Die heutigen Nachfahren der friedlichen Täufer sind die Amish-People in Amerika, sowie die weniger bekannten Mennoniten in Deutschland und Europa, die einen völligen Gewaltverzicht als (unterstelltes) Gebot Gottes leben. Mein Vater und sein Vater gehörten diesem Bekenntnis an, ersterer jedoch nur noch taufscheinmäßig.
Da hängen die drei Körbe also wieder am Kirchturm. Waren die drei Verurteilten schlechte Menschen, waren sie vielleicht wahnsinnig? Nein, sie waren sogar sehr intelligent und wollten die Welt aufrichtig besser machen. Dasselbe gilt für ihre Richter, die ihnen mit glühenden Zangen bei lebendigem Leibe die Zungen herausreißen ließen. Auch sie waren nicht wahnsinnig und kämpften ihrer Ansicht nach für das Gute. Wahnsinnig war das System, innerhalb dessen sie dachten und agierten. Denn ob eine Taufe als Säugling oder als Erwachsener gottgefälliger sei, und dafür Menschenleben zu opfern, ist ein Fall von Wahnsinn.

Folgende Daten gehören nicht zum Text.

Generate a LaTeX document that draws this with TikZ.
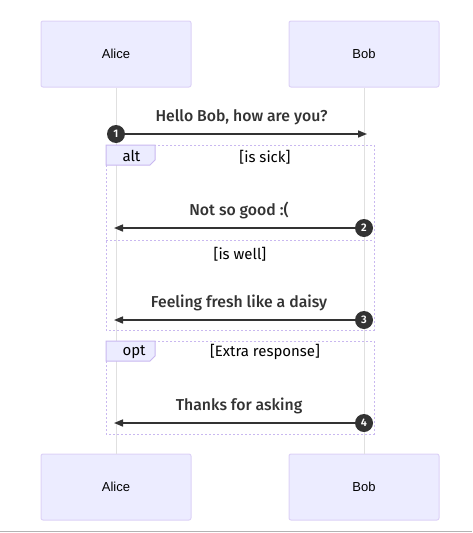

Die drei Körbe sind für mich ein Symbol für diesen Wahnsinn. Ein makabres, geschmackloses, respektloses und menschenverachtendes Symbol, sofern man es als "touristisches Spektakel" betrachtet. Aber für den Fall, dass sich die Kirche hier einen Spiegel vorhält, durchaus bemerkenswert.
Ich kannte diese Geschichte nicht, deshalb habe ich sie hier kurz wiedergegeben, falls Ihr sie ebenfalls nicht kanntet.